Wednesday, April 15, 2009

Elementary? Not so much.

I've been putting off writing about The Shadow of Reichenbach Falls by John King for about a week now, I guess because I'm still not sure what to say about it. While I was looking for the cover image on Amazon, I checked out some of the reviews. And I'm beginning to think that reading this book without having re-visited the Sherlock Holmes stories in years is a little like reading a Harry Potter fanfic after having only seen the movie, or knowing the most basic outline of the plot.

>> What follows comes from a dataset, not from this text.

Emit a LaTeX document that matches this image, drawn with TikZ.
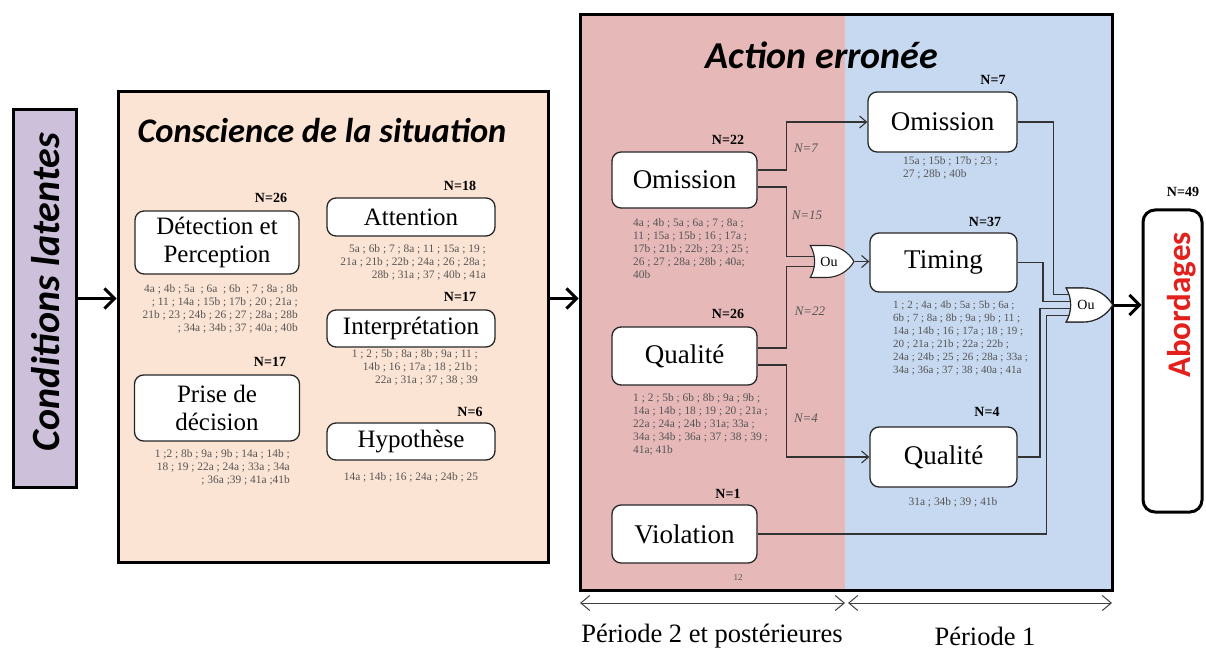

You may have enjoyed it, or hated it, but you don't really have the necessary context to evaluate it.

There is a whole world of Sherlock Holmes out there. There are conferences, societies, listservs, fan pages, and podcasts. There are magazines, meetups and those who write their own Sherlock Holmes stories. helps Sherlock Holmes fans find their own kind on the web and in real life. This novel is most likely aimed more at them than at me, who read many of these stories in childhood and has only the dimmest recollection of them.

Coming from that perspective, Reichenbach was enjoyable enough. It's extremely fast-paced and only took me a couple of days to blow through all 352 pages. King introduced two (I assume) new characters: a young, educated drifter named Thomas Carnacki, and Professor Moriarty's daughter, Anna, who loved her father but hated and feared what he had become. They are both present when Holmes topples over the Reichenbach Falls, and help fish him out, protect him from the mystery man he was fighting with and escape from his clutches while he regains his memory. Along the way, of course, they fall in love.

Watson makes an appearance, of course, and we learn Professor Moriarty's backstory. One Amazon reviewer was very scathing on this aspect of the story, as it introduces an element of the occult, which is (I guess) not in keeping with the logic and reason Holmes generally employs. The thing that irked this non-Sherlockian most in the book was an anachronistic reference to an icepick leucotomy, a procedure not developed until the 1930s (even then, I don't believe they had an "icepick" version. I'd have to re-read The Lobotomist more closely, and that just ain't happening tonight).

The book did make me want to re-read some of the old Sherlock Holmes stories, though. They're available on the web, but I hate reading lengthy stuff that way. I may check them out from the library, but I don't ever see myself becoming a "Sherlockian". It's waaaaay too geeky for me. Now, if you readers will excuse me, I have to go do some quests on my blood elf mage.